La solución se fraguó por una serie de medidas llevadas a cabo por Ramiro II. De su matrimonio con Inés de Poitiers, hija de Guillermo IX, duque de Aquitania, nació Petronila, quien, con tan solo un año de vida, fue prometida a Ramón Berenguer IV, el conde de Barcelona. Tras un acuerdo con Ramiro II, el conde se hizo con las riendas de la Corona de Aragón con el título de príncipe, mientras que el monje siguió conservando los honores de rey aunque retirado ya de la vida pública.
Fue este Ramón Berenguer IV, el Santo, quien, en 1140, parlamentó con Raimundo, gran maestre de la Orden del Hospital y portavoz autorizado del Santo Sepulcro. El príncipe reconoció los derechos de ambas instituciones sobre dos tercios del reino de Aragón, que, con la conformidad de ambas órdenes, siguieron bajo la autoridad del princeps.

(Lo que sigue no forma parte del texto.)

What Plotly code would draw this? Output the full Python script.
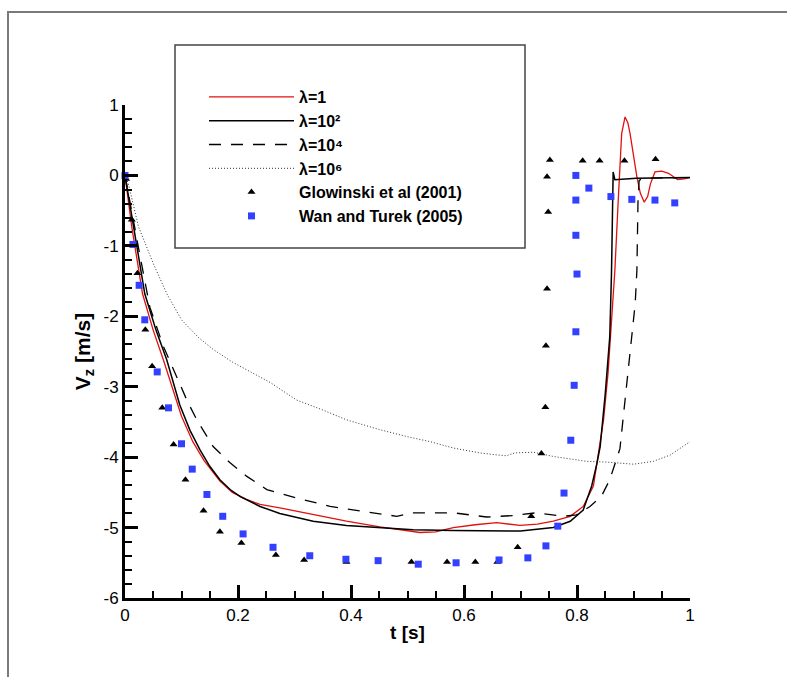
import plotly.graph_objects as go

# ---------------- data ----------------
t_l1 = [0, 0.012, 0.031, 0.050, 0.068, 0.083, 0.100, 0.120, 0.140, 0.168, 0.190, 0.215, 0.239, 0.274,
        0.333, 0.392, 0.451, 0.510, 0.522, 0.550, 0.581, 0.620, 0.658, 0.699, 0.730, 0.758, 0.788, 0.811,
        0.829, 0.838, 0.847, 0.855, 0.861, 0.867, 0.873, 0.879, 0.885, 0.890, 0.894, 0.900, 0.906, 0.912,
        0.919, 0.925, 0.930, 0.938, 0.950, 0.962, 0.970, 0.978, 0.990, 1.0]
v_l1 = [0, -0.73, -1.68, -2.20, -2.62, -3.00, -3.42, -3.78, -4.05, -4.34, -4.50, -4.60, -4.67, -4.72,
        -4.82, -4.91, -4.99, -5.05, -5.07, -5.06, -5.00, -4.96, -4.93, -4.97, -4.95, -4.91, -4.84, -4.70,
        -4.41, -3.94, -3.47, -2.80, -2.10, -1.35, -0.35, 0.59, 0.83, 0.75, 0.59, 0.25, -0.02, -0.25,
        -0.38, -0.30, -0.12, 0.05, 0.06, 0.03, -0.02, -0.06, -0.05, -0.03]

t_l2 = [0, 0.015, 0.035, 0.055, 0.074, 0.097, 0.115, 0.133, 0.150, 0.168, 0.186, 0.204, 0.239, 0.274,
        0.333, 0.392, 0.451, 0.510, 0.580, 0.640, 0.700, 0.758, 0.788, 0.811, 0.826, 0.835, 0.841, 0.850,
        0.858, 0.861, 0.864, 0.867, 0.905, 1.0]
v_l2 = [0, -0.73, -1.68, -2.20, -2.62, -3.26, -3.62, -3.90, -4.13, -4.32, -4.46, -4.56, -4.70, -4.80,
        -4.91, -4.97, -5.00, -5.03, -5.04, -5.05, -5.05, -5.00, -4.91, -4.75, -4.41, -4.10, -3.85, -3.10,
        -2.29, -1.40, 0.05, -0.06, -0.04, -0.03]

t_l4 = [0, 0.009, 0.027, 0.044, 0.068, 0.091, 0.110, 0.127, 0.156, 0.186, 0.215, 0.251, 0.304, 0.363,
        0.422, 0.481, 0.510, 0.540, 0.581, 0.640, 0.687, 0.728, 0.776, 0.799, 0.823, 0.843, 0.858, 0.876,
        0.888, 0.897, 0.903, 0.906, 0.908, 0.910, 0.917, 1.0]
v_l4 = [0, -0.40, -1.16, -1.87, -2.43, -2.85, -3.20, -3.47, -3.85, -4.08, -4.27, -4.46, -4.58, -4.70,
        -4.77, -4.84, -4.79, -4.79, -4.79, -4.85, -4.83, -4.79, -4.84, -4.82, -4.70, -4.56, -4.32, -3.88,
        -3.00, -2.29, -1.82, -1.35, -0.35, -0.07, -0.04, -0.03]

t_l6 = [0, 0.006, 0.024, 0.050, 0.074, 0.100, 0.130, 0.156, 0.190, 0.227, 0.257, 0.304, 0.350, 0.392,
        0.451, 0.500, 0.540, 0.581, 0.628, 0.660, 0.675, 0.690, 0.723, 0.758, 0.790, 0.817, 0.852, 0.900,
        0.935, 0.965, 1.0]
v_l6 = [0, -0.12, -0.73, -1.25, -1.68, -2.05, -2.30, -2.47, -2.65, -2.81, -2.94, -3.19, -3.33, -3.47,
        -3.61, -3.71, -3.78, -3.87, -3.94, -3.97, -3.98, -3.94, -3.93, -3.99, -4.03, -4.06, -4.07, -4.10,
        -4.06, -3.97, -3.78]

t_glow = [0.002, 0.012, 0.022, 0.036, 0.048, 0.066, 0.086, 0.107, 0.139, 0.168, 0.206, 0.267, 0.317,
          0.392, 0.507, 0.570, 0.620, 0.659, 0.695, 0.719, 0.737, 0.744, 0.745, 0.747, 0.749, 0.747,
          0.752, 0.810, 0.840, 0.884, 0.939]
v_glow = [-0.05, -0.63, -1.39, -2.19, -2.71, -3.30, -3.82, -4.32, -4.76, -5.06, -5.22, -5.39, -5.46,
          -5.49, -5.49, -5.49, -5.49, -5.49, -5.28, -4.84, -3.95, -3.29, -2.42, -1.61, -0.52, -0.02,
          0.22, 0.21, 0.21, 0.21, 0.23]

t_wan = [0.0, 0.014, 0.025, 0.035, 0.057, 0.077, 0.100, 0.119, 0.145, 0.173, 0.209, 0.262, 0.327, 0.391,
         0.448, 0.519, 0.586, 0.662, 0.713, 0.745, 0.766, 0.777, 0.789, 0.795, 0.798, 0.800, 0.798, 0.798,
         0.798, 0.821, 0.860, 0.897, 0.938, 0.973]
v_wan = [0.0, -0.98, -1.56, -2.05, -2.79, -3.30, -3.81, -4.17, -4.53, -4.84, -5.09, -5.28, -5.40, -5.45,
         -5.47, -5.52, -5.50, -5.46, -5.43, -5.26, -4.98, -4.51, -3.76, -2.98, -2.22, -1.40, -0.85, -0.35,
         0.0, -0.18, -0.30, -0.34, -0.35, -0.39]

series_names = ["λ=1", "λ=10²", "λ=10⁴", "λ=10⁶", "Glowinski et al (2001)", "Wan and Turek (2005)"]

x_ticks = [0, 0.2, 0.4, 0.6, 0.8, 1]
y_ticks = [1, 0, -1, -2, -3, -4, -5, -6]

# ---------------- figure ----------------
FONT = "Liberation Sans, Arial, Helvetica, sans-serif"
fig = go.Figure()

fig.add_trace(go.Scatter(x=t_l1, y=v_l1, mode="lines", name=series_names[0],
                         line=dict(color="#e31010", width=1.3)))
fig.add_trace(go.Scatter(x=t_l2, y=v_l2, mode="lines", name=series_names[1],
                         line=dict(color="black", width=1.5)))
fig.add_trace(go.Scatter(x=t_l4, y=v_l4, mode="lines", name=series_names[2],
                         line=dict(color="black", width=1.3, dash="12px,10px")))
fig.add_trace(go.Scatter(x=t_l6, y=v_l6, mode="lines", name=series_names[3],
                         line=dict(color="#333333", width=1, dash="1px,2px")))
fig.add_trace(go.Scatter(x=t_glow, y=v_glow, mode="markers", name=series_names[4],
                         marker=dict(symbol="triangle-up", color="black", size=7),
                         cliponaxis=False))
fig.add_trace(go.Scatter(x=t_wan, y=v_wan, mode="markers", name=series_names[5],
                         marker=dict(symbol="square", color="#3340ff", size=7),
                         cliponaxis=False))

axis_common = dict(showgrid=False, zeroline=False, showline=True, linecolor="black", linewidth=3,
                   ticks="inside", ticklen=13, tickwidth=3, tickcolor="black",
                   tickfont=dict(family=FONT, size=17, color="black"), mirror=False)

fig.update_xaxes(range=[0, 1], tickvals=x_ticks, ticktext=[str(v) for v in x_ticks],
                 minor=dict(ticks="inside", ticklen=7, tickwidth=1.5, tickcolor="black", dtick=0.05,
                            showgrid=False),
                 title=dict(text="t [s]", font=dict(family=FONT, size=19, color="black", weight="bold"),
                            standoff=2),
                 **axis_common)
fig.update_yaxes(range=[-6, 1], tickvals=y_ticks, ticktext=[str(v) for v in y_ticks],
                 minor=dict(ticks="inside", ticklen=7, tickwidth=1.5, tickcolor="black", dtick=0.2,
                            showgrid=False),
                 title=dict(text="V<sub>z</sub> [m/s]",
                            font=dict(family=FONT, size=21, color="black", weight="bold"), standoff=8),
                 **axis_common)

def px_x(p):
    return (p - 125) / 565.0

def px_y(p):
    return (598 - p) / 493.0

shapes = [
    # outer frame
    dict(type="rect", xref="paper", yref="paper", x0=px_x(8), x1=px_x(830), y0=px_y(720), y1=px_y(12),
         line=dict(color="#7a7a7a", width=2), fillcolor="rgba(0,0,0,0)", layer="below"),
    # legend box
    dict(type="rect", xref="paper", yref="paper", x0=px_x(175), x1=px_x(525), y0=px_y(248), y1=px_y(45),
         line=dict(color="#444444", width=1.5), fillcolor="white", layer="above"),
]

fig.update_layout(
    width=787, height=677,
    margin=dict(l=125, r=97, t=105, b=79),
    paper_bgcolor="white", plot_bgcolor="white",
    shapes=shapes,
    showlegend=True,
    legend=dict(x=px_x(204), y=px_y(80), xanchor="left", yanchor="top",
                bgcolor="rgba(0,0,0,0)", borderwidth=0, itemwidth=85, tracegroupgap=0,
                font=dict(family=FONT, size=16, color="black", weight="bold")),
)

fig.write_html("out.html")
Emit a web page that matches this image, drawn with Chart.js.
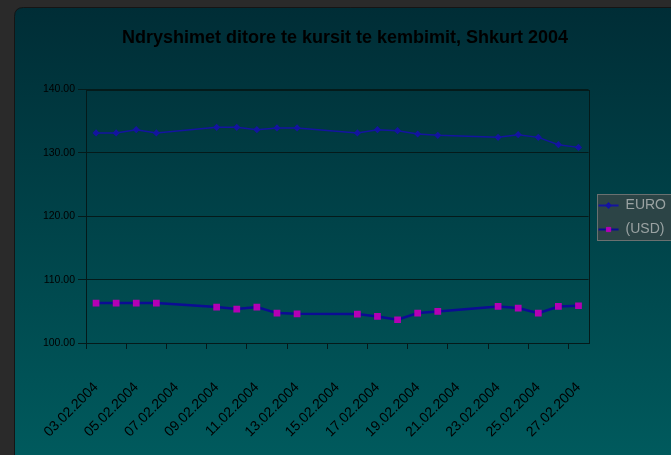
<!DOCTYPE html>
<html><head><meta charset="utf-8">
<script src="https://cdn.jsdelivr.net/npm/chart.js@4.4.1/dist/chart.umd.min.js"></script>
<style>
html,body{margin:0;padding:0;background:#2a2a2a;overflow:hidden;width:671px;height:455px}
canvas{display:block}
</style></head><body>
<canvas id="c" width="676" height="455"></canvas>
<script>
const categories = ['03.02.2004','04.02.2004','05.02.2004','06.02.2004','07.02.2004','08.02.2004','09.02.2004','10.02.2004','11.02.2004','12.02.2004','13.02.2004','14.02.2004','15.02.2004','16.02.2004','17.02.2004','18.02.2004','19.02.2004','20.02.2004','21.02.2004','22.02.2004','23.02.2004','24.02.2004','25.02.2004','26.02.2004','27.02.2004'];
const euroValues = [133.16,133.16,133.68,133.16,null,null,134.04,134.04,133.68,133.95,133.95,null,null,133.16,133.68,133.52,133.00,132.78,null,null,132.46,132.89,132.46,131.31,130.88];
const usdValues = [106.30,106.30,106.30,106.30,null,null,105.67,105.36,105.67,104.72,104.61,null,null,104.57,104.19,103.67,104.72,104.98,null,null,105.77,105.51,104.72,105.77,105.88];
const seriesNames = ['EURO','(USD)'];
const yMin = 100, yMax = 140, yStep = 10;
const chartTitle = 'Ndryshimet ditore te kursit te kembimit, Shkurt 2004';

const FONT = '"Liberation Sans", Arial, sans-serif';
const EUR_COLOR = '#1414a0';
const USD_COLOR = '#0c0c94';
const USD_MARK = '#b400b4';
const GRID = '#041a1a';
const LEGEND_SHIFT = -10;

const bgPlugin = {
  id: 'bg',
  afterLayout(chart) {
    const lg = chart.legend;
    if (lg) { lg.top += LEGEND_SHIFT; lg.bottom += LEGEND_SHIFT; }
  },
  beforeDraw(chart) {
    const ctx = chart.ctx;
    ctx.save();
    const g = ctx.createLinearGradient(0, 7, 0, 455);
    g.addColorStop(0, '#002d36');
    g.addColorStop(1, '#005a5d');
    const x = 14.5, y = 7.5, w = 700, h = 500, r = 9;
    ctx.beginPath();
    ctx.moveTo(x + r, y);
    ctx.lineTo(x + w, y);
    ctx.lineTo(x + w, y + h);
    ctx.lineTo(x, y + h);
    ctx.lineTo(x, y + r);
    ctx.quadraticCurveTo(x, y, x + r, y);
    ctx.closePath();
    ctx.fillStyle = g;
    ctx.fill();
    ctx.strokeStyle = '#151515';
    ctx.lineWidth = 1;
    ctx.stroke();
    const lg = chart.legend;
    if (lg && lg.legendHitBoxes && lg.legendHitBoxes.length) {
      const hb = lg.legendHitBoxes;
      const c0 = hb[0].top + hb[0].height / 2;
      const c1 = hb[hb.length - 1].top + hb[hb.length - 1].height / 2;
      const top = Math.round(c0 - 12), bot = Math.round(c1 + 10);
      ctx.fillStyle = '#2c4446';
      ctx.fillRect(597.5, top + 0.5, 120, bot - top);
      ctx.strokeStyle = '#6a7070';
      ctx.strokeRect(597.5, top + 0.5, 120, bot - top);
    }
    ctx.restore();
  },
  beforeDatasetsDraw(chart) {
    const {ctx, chartArea: a} = chart;
    ctx.save();
    ctx.strokeStyle = GRID;
    ctx.lineWidth = 1;
    ctx.strokeRect(Math.round(a.left) + 0.5, Math.round(a.top) + 0.5, Math.round(a.right - a.left), Math.round(a.bottom - a.top));
    ctx.restore();
  },
  afterDraw(chart) {
    const lg = chart.legend;
    if (!lg || !lg.legendHitBoxes) return;
    const ctx = chart.ctx;
    const bw = lg.options.labels.boxWidth;
    lg.legendHitBoxes.forEach((hb, i) => {
      const ds = chart.data.datasets[i];
      ctx.save();
      ctx.fillStyle = ds.pointBackgroundColor;
      ctx.strokeStyle = ds.pointBorderColor;
      Chart.helpers.drawPoint(ctx, {pointStyle: ds.pointStyle, radius: 3, borderWidth: 1, rotation: 0}, hb.left + bw / 2, hb.top + hb.height / 2);
      ctx.restore();
    });
  }
};

new Chart(document.getElementById('c'), {
  type: 'line',
  data: {
    labels: categories,
    datasets: [
      {label: seriesNames[0], data: euroValues, borderColor: EUR_COLOR, backgroundColor: EUR_COLOR, borderWidth: 1.5,
       pointStyle: 'rectRot', pointRadius: 2.5, pointBackgroundColor: EUR_COLOR, pointBorderColor: EUR_COLOR, spanGaps: true, tension: 0},
      {label: seriesNames[1], data: usdValues, borderColor: USD_COLOR, backgroundColor: USD_COLOR, borderWidth: 2.5,
       pointStyle: 'rect', pointRadius: 3, pointBackgroundColor: USD_MARK, pointBorderColor: USD_MARK, spanGaps: true, tension: 0}
    ]
  },
  options: {
    responsive: false,
    animation: false,
    devicePixelRatio: 1,
    layout: {padding: {left: 14, right: 0, top: 0, bottom: 0}},
    plugins: {
      title: {display: true, text: chartTitle, color: '#000', font: {family: FONT, size: 18, weight: 'bold'}, padding: {top: 27, bottom: 41}},
      legend: {
        position: 'right',
        labels: {
          color: '#9aa2a2', font: {family: FONT, size: 14}, boxWidth: 20, boxHeight: 2, padding: 10,
          generateLabels(chart) {
            return Chart.defaults.plugins.legend.labels.generateLabels(chart).map(l => Object.assign(l, {lineWidth: 0}));
          }
        }
      },
      tooltip: {enabled: false}
    },
    scales: {
      x: {
        type: 'category',
        offset: true,
        ticks: {
          autoSkip: false, minRotation: 45, maxRotation: 45, color: '#000', padding: 30,
          font: {family: FONT, size: 14},
          callback(v, i) { return i % 2 === 0 ? this.getLabelForValue(v) : ''; }
        },
        grid: {offset: true, drawOnChartArea: false, drawTicks: true, tickLength: 6,
               color: (c) => (c.index % 2 === 0 ? GRID : 'rgba(0,0,0,0)')},
        border: {color: GRID},
        afterFit(s) { s.height = 112; }
      },
      y: {
        min: yMin, max: yMax,
        ticks: {stepSize: yStep, color: '#000', padding: 3, font: {family: FONT, size: 10.5},
                callback: (v) => Number(v).toFixed(2)},
        grid: {color: GRID, tickLength: 8, drawTicks: true},
        border: {color: GRID},
        afterFit(s) { s.width = 72; }
      }
    }
  },
  plugins: [bgPlugin]
});
</script>
</body></html>
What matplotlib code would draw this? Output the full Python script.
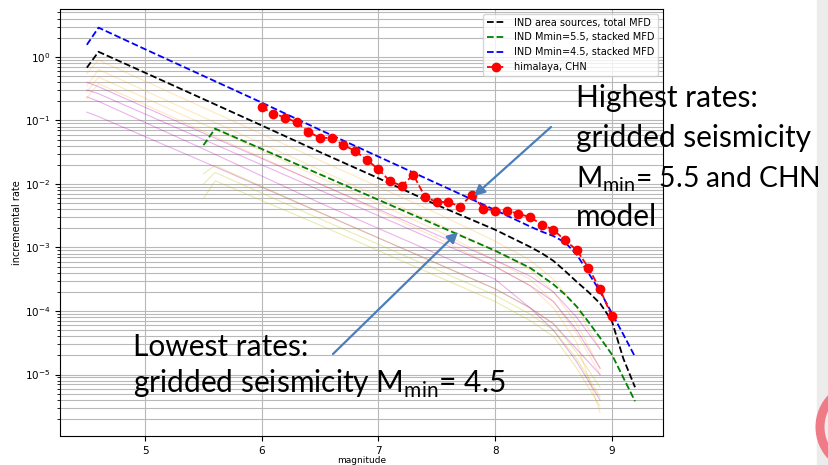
import numpy as np
import matplotlib
matplotlib.use("Agg")
import matplotlib.pyplot as plt
from matplotlib.patches import Rectangle, Circle

# --- main MFD curves (log10 of incremental rate) ---
mag_main = [4.5, 4.6, 5.0, 5.5, 6.0, 6.5, 7.0, 7.5, 8.0, 8.3, 8.4, 8.5, 8.6, 8.7, 8.8, 8.9, 9.0, 9.1, 9.2]
black_log = [-0.17, 0.08, -0.25, -0.665, -1.08, -1.50, -1.91, -2.33, -2.72, -2.99, -3.09, -3.21,
             -3.37, -3.54, -3.70, -3.88, -4.15, -4.75, -5.2]
blue_log = [0.19, 0.46, 0.12, -0.30, -0.72, -1.15, -1.57, -1.99, -2.41, -2.67, -2.75, -2.82,
            -2.92, -3.11, -3.40, -3.69, -4.03, -4.37, -4.72]

mag_green = [5.5, 5.6, 6.0, 6.5, 7.0, 7.5, 8.0, 8.3, 8.5, 8.6, 8.7, 8.8, 8.9, 9.0, 9.1, 9.2]
green_log = [-1.39, -1.13, -1.45, -1.85, -2.25, -2.65, -3.05, -3.32, -3.58, -3.74, -3.93,
             -4.17, -4.42, -4.68, -5.05, -5.42]

# --- himalaya, CHN ---
mag_chn = [6.0, 6.1, 6.2, 6.3, 6.4, 6.5, 6.6, 6.7, 6.8, 6.9, 7.0, 7.1, 7.2, 7.3, 7.4, 7.5,
           7.6, 7.7, 7.8, 7.9, 8.0, 8.1, 8.2, 8.3, 8.4, 8.5, 8.6, 8.7, 8.8, 8.9, 9.0]
rate_chn = [0.16, 0.128, 0.111, 0.093, 0.066, 0.053, 0.053, 0.041, 0.033, 0.024, 0.017,
            0.011, 0.0094, 0.0139, 0.0062, 0.0052, 0.0052, 0.0044, 0.0068, 0.0041, 0.0038,
            0.0038, 0.0034, 0.0030, 0.0023, 0.0019, 0.0013, 0.00091, 0.00048, 0.00022, 8.3e-5]

# --- faint individual source MFDs (log10) ---
mag_a = [4.5, 4.6, 5.5, 6.5, 7.5, 8.0, 8.3, 8.5, 8.7, 8.9]
orange_a = [
    [-0.26, -0.05, -0.80, -1.63, -2.46, -2.90, -3.20, -3.50, -3.95, -4.60],
    [-0.45, -0.20, -0.95, -1.78, -2.62, -3.05, -3.35, -3.70, -4.20, -4.90],
    [-0.55, -0.32, -1.06, -1.90, -2.73, -3.20, -3.50, -3.85, -4.35, -5.00],
    [-0.65, -0.42, -1.17, -2.00, -2.85, -3.30, -3.60, -3.95, -4.50, -5.60],
]
purple_a = [
    [-0.40, -0.47, -1.20, -2.00, -2.80, -3.20, -3.45, -3.70, -4.10, -4.60],
    [-0.52, -0.58, -1.30, -2.10, -2.90, -3.30, -3.60, -3.85, -4.30, -4.90],
    [-0.63, -0.70, -1.45, -2.30, -3.10, -3.50, -3.95, -4.20, -4.60, -5.00],
    [-0.87, -0.94, -1.65, -2.45, -3.25, -3.65, -3.95, -4.30, -4.80, -5.40],
]
mag_b = [5.5, 5.6, 6.5, 7.5, 8.0, 8.3, 8.5, 8.7, 8.9]
olive_b = [
    [-1.84, -1.71, -2.45, -3.25, -3.65, -3.95, -4.20, -4.65, -5.20],
    [-2.00, -1.82, -2.55, -3.35, -3.75, -4.05, -4.30, -4.75, -5.35],
    [-2.23, -1.95, -2.65, -3.45, -3.85, -4.15, -4.40, -4.90, -5.50],
]

fig = plt.figure(figsize=(8.29, 4.65), dpi=100)
ax = fig.add_axes([0.0724, 0.0624, 0.7274, 0.9186])

for v in orange_a:
    ax.plot(mag_a, 10 ** np.array(v), color="orange", alpha=0.25, lw=0.8)
for v in purple_a:
    ax.plot(mag_a, 10 ** np.array(v), color="m", alpha=0.3, lw=0.8)
for v in olive_b:
    ax.plot(mag_b, 10 ** np.array(v), color="y", alpha=0.3, lw=0.8)

ax.plot(mag_main, 10 ** np.array(black_log), "k--", lw=1.3, label="IND area sources, total MFD")
ax.plot(mag_green, 10 ** np.array(green_log), "g--", lw=1.3, label="IND Mmin=5.5, stacked MFD")
ax.plot(mag_main, 10 ** np.array(blue_log), "b--", lw=1.3, label="IND Mmin=4.5, stacked MFD")
ax.plot(mag_chn, rate_chn, "r--o", lw=1.3, ms=6, label="himalaya, CHN")

ax.set_yscale("log")
ax.set_xlim(4.27, 9.44)
ax.set_ylim(1.08e-6, 5.7)
ax.set_xticks([5, 6, 7, 8, 9])
ax.grid(True, which="both", color="#b8b8b8", lw=0.8)
ax.tick_params(labelsize=7.5)
ax.set_xlabel("magnitude", fontsize=6.5, labelpad=0.5)
ax.set_ylabel("incrememtal rate", fontsize=7, labelpad=2)
ax.legend(loc="upper right", fontsize=7, framealpha=0.8)

# --- slide annotations ---
tf = dict(family="Lato", fontsize=21.5, color="black", va="baseline", ha="left")
H = 465
fig.text(576, H - 106.7, "Highest rates:", transform=None, **tf)
fig.text(576, H - 147, "gridded seismicity", transform=None, **tf)
fig.text(576, H - 186.7, r"M$_{\mathregular{min}}$= 5.5 and CHN", transform=None,
         **{**tf, "fontsize": 20.3})
fig.text(576, H - 225.5, "model", transform=None, **tf)
fig.text(133, H - 356, "Lowest rates:", transform=None, **tf)
fig.text(133, H - 393.3, r"gridded seismicity M$_{\mathregular{min}}$= 4.5", transform=None, **tf)

arrow = dict(arrowstyle="-|>", color="#4a7ebb", lw=1.6, mutation_scale=16, shrinkA=0, shrinkB=0)
ax.annotate("", xy=(474, H - 196), xytext=(551, H - 127), xycoords="figure pixels",
            textcoords="figure pixels", arrowprops=arrow)
ax.annotate("", xy=(458, H - 232), xytext=(333, H - 354), xycoords="figure pixels",
            textcoords="figure pixels", arrowprops=arrow)

# slide decoration on the right edge
fig.patches.append(Rectangle((817, 0), 12, 465, transform=None, color="#ececec", zorder=-1))
fig.patches.append(Circle((862, 38), 42, transform=None, fill=False, ec="#ee7b85", lw=6.5))

fig.savefig("out.png", dpi=100)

Los templarios, por supuesto, no se quedaron atrás. Negociaron por su cuenta con el conde de Barcelona y este les dio un poder cada vez mayor, que empezaría a forjar la leyenda de esta Orden de monjes soldados en la península Ibérica, la Orden a la que Alfonso I el Batallador entregó, en 1134, la Corona de Aragón.